Обеспокоенный, я пошел быстрее и, миновав поворот, увидел постройки. Крестовик со стайками-малухами притаился за высоким забором черной глыбой, огней не видно.
— Неуж дома нет?
И тут же себя успокоил.
— Куда ему деться. Сидит в такую непогодь на печи, кости пропаривает. Эх, сейчас бы соточки две и под тулуп.
С этими мыслями я толкнул мокрую калитку. Та, без скрипа, с трудом отошла. В ограде тихо, собак не слышно. Забились куда-то. Сквозь ставни кухонного окна пробилась желтая полоска света. Я повеселел.
— Дома! Живет же старый хрыч, хозяйство содержит. И как же это он один, без женщины справляется.
Я постучал в окно и по щербатому крылечку поднялся в сенки.
— Эге-ей, хозяин, принимай гостя, — с шумом переступил порог.
В кухне, освещенной семилинейной керосиновой лампой, тепло. На деревянных вешалках нехитрое одеяние Михея, ружье. Лавка, стол да два стула — вся обстановка.
— Ну и погодка, добрый хозяин собаку на подворье не выгонит, а нас нечистая по лесам носит, — щурясь на свет, пробасил я.
— Ты что, не рад, что ли?
Михей, что-то искавший в ящичке стола, распрямился. Лицо заросшее, в темных глазах тревога.
— Беда, Валерий, стряслась.
— Какая беда?
— Лосиха растелиться не может. Видно, телок не так пошел.
— Лосиха, говоришь, а что так поздно?
— Вот и сам дивлюсь. Зима на носу.
Снова над лесом раздался протяжный рев, так напугавший меня раньше. — Она?
— Она, бедная. Прирезать жалко, и так, как оставишь?
— Лежка-то где?
— В урочище. С километр отсюда будет. Может, подможешь? Вдвоем-то сподручнее. Хоть бы маленького спасти.
Я взглянул на свои заляпанные сапоги, запахнул промокший ватник.
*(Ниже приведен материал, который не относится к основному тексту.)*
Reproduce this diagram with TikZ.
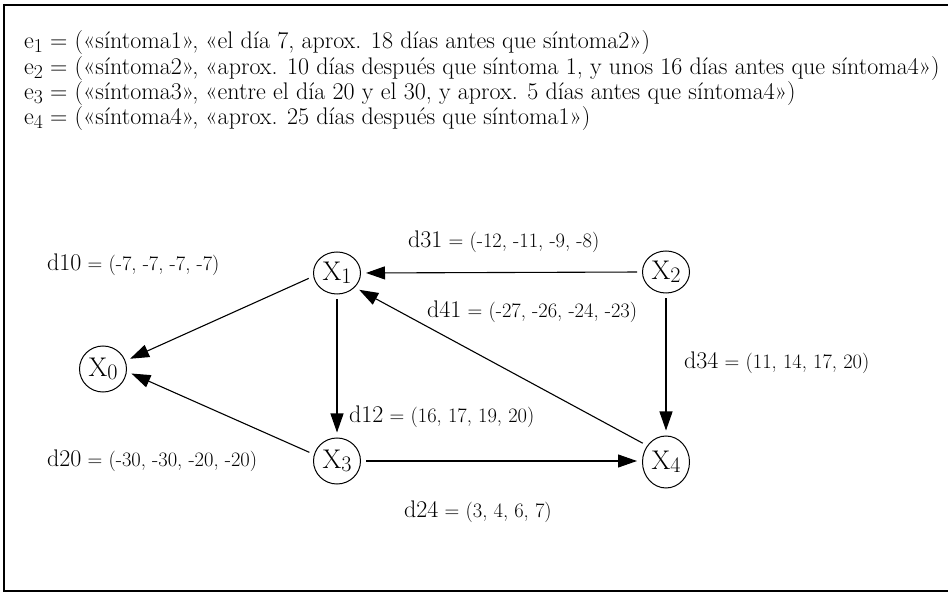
\documentclass[tikz,border=0pt]{standalone}
\usepackage{fontspec}
\usetikzlibrary{arrows.meta,shapes.geometric}
\newcommand{\subd}[1]{\raisebox{-0.3ex}{\scalebox{0.82}{#1}}}
\newcommand{\dn}[1]{{\fontsize{24}{24}\selectfont d#1}}
\tikzset{
  vnode/.style={draw, line width=1pt, ellipse, inner sep=0pt, minimum width=47pt, minimum height=42pt, font=\fontsize{27}{27}\selectfont},
  lbl/.style={anchor=base west, inner sep=0pt, font=\fontsize{20.5}{20.5}\selectfont},
  arr/.style={-{Triangle[length=19pt,width=13pt]}, line width=1.1pt, shorten >=5pt, shorten <=5pt},
  etext/.style={anchor=base west, inner sep=0pt, font=\fontsize{24}{24}\selectfont}
}
\begin{document}
\begin{tikzpicture}[x=1pt,y=-1pt]
\useasboundingbox (0,0) rectangle (948,593);
\fill[white] (0,0) rectangle (948,593);
\draw[line width=2.5pt] (4,5) -- (948,5);
\draw[line width=1.3pt] (4,4) -- (4,591) -- (948,591);
% text lines
\node[etext] (e1) at (24,49) {e\subd{1} = («síntoma1», «el día 7, aprox. 18 días antes que síntoma2»)};
\node[etext] (e2) at (24,75) {e\subd{2} = («síntoma2», «aprox. 10 días después que síntoma 1, y unos 16 días antes que síntoma4»)};
\node[etext] (e3) at (24,100) {e\subd{3} = («síntoma3», «entre el día 20 y el 30, y aprox. 5 días antes que síntoma4»)};
\node[etext] (e4) at (24,125) {e\subd{4} = («síntoma4», «aprox. 25 días después que síntoma1»)};
% nodes
\node[vnode] (x1) at (337,273) {X\subd{1}};
\node[vnode] (x2) at (666,272) {X\subd{2}};
\node[vnode, minimum height=46pt] (x0) at (103,369) {X\subd{0}};
\node[vnode, minimum height=46pt] (x3) at (337,461) {X\subd{3}};
\node[vnode, minimum height=52pt] (x4) at (666,462) {X\subd{4}};
% arrows
\draw[arr] (x2.west) -- (x1.east);
\draw[arr] (x1.188) -- (x0.20);
\draw[arr] (x1.south) -- (x3.north);
\draw[arr] (x3.164) -- (x0.354);
\draw[arr] (x4.139) -- (x1.321);
\draw[arr] (x2.south) -- (x4.north);
\draw[arr] (x3.east) -- (x3.east -| x4.west);
% labels
\node[lbl] (d31) at (408,248) {\dn{31} = (-12, -11, -9, -8)};
\node[lbl] (d10) at (47,271) {\dn{10} = (-7, -7, -7, -7)};
\node[lbl] (d41) at (427,318) {\dn{41} = (-27, -26, -24, -23)};
\node[lbl] (d34) at (684,369) {\dn{34} = (11, 14, 17, 20)};
\node[lbl] (d12) at (349,423) {\dn{12} = (16, 17, 19, 20)};
\node[lbl] (d20) at (47,466) {\dn{20} = (-30, -30, -20, -20)};
\node[lbl] (d24) at (404,517) {\dn{24} = (3, 4, 6, 7)};
\end{tikzpicture}
\end{document}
— Идем, только тряпицу чистую прихвати да нож.
— Сготовил уже…
Едва мы вышли, как снова раздался знакомый крик. Михей торопливо и уверенно зашагал к черной опушке. В руке качался огонек «летучей мыши». Лес сразу же навалился темнотой, дохнул резким студеным порывом. Я постарался приспособиться к ходьбе лесника и не смог. Шаг у него широкий, легкий. Словно и нет за плечами пятидесяти трех лет. Видно, лес закалил, добавил крепости. Давно мы с ним дружим. И не только по охотничьей части. Люблю я людей простых и искренних, не скрытных нисколько. А он такой. К тому же добряк. Завсегда заезжему человеку рад. Может, одиночество сказалось. Как захоронил свою Фросю лет восемь назад, все один да один. Другая бабенка и пошла бы за него, да глуши лесной, тоски смертной боится. И его в поселок не сманишь. К лесу привык, да работа рядом. Разное про него говорят люди. Больше хорошее. Смеялись как-то, что стишки даже пишет. Спросить все хотел, да не решился. Неловко как-то смущать, дело-то ведь не старческое. Да и он словом не обмолвился о своем увлечении. Раз не хочет, к чему пытать. Зато о лесе и его обитателях может говорить часами. Что сказочник. Пепельную бороду в кулак зажмет и тихо, напевно рассказывает, будто мечтает. А то сам с собой заспорит. В безлюдье привычка эта родилась, с кем здесь поговоришь…
— Давай сюда, — услышал я хрипловатый голос Михея.
Он стоял у кустов, высокий, плечистый, в брезентовом дождевике. Рядом лежала лосиха. Увидев нас, она приподняла бугристую голову, попыталась подняться и не смогла. Повела помутневшими глазами в нашу сторону, на губах кровавая пена повисла. Мокрый бок судорожно заподрагивал.
— И надо же так случиться. Что делать-то будем, а?
Михей ласково провел ладонью по загривку, протянул мне фонарь.
— Держи!
— Нет, дай лучше я…
Обратно шли молча. Я освещал фонарем дорогу, а Михей тяжело ступал сзади. На плечах он нес лосенка. Метров через сто останавливались, менялись. А лес шумел. Ветер гнал стужу, выжимал из нас остатки тепла. Не согревала и ноша…
Дома, закутав лосенка в старую шубу, Михей положил его у печки.
— А ловко же ты его. Где наловчился-то?
— После армии приходилось.
— Ну и ну.
В глазах у него то гаснут, то вспыхивают озорные отсветы. Недавняя забота исчезла. Густые, в два пальца брови сбежались к переносью. Скуластое, широкое лицо при смехе становилось еще шире. Я тоже через силу улыбался, клонило ко сну.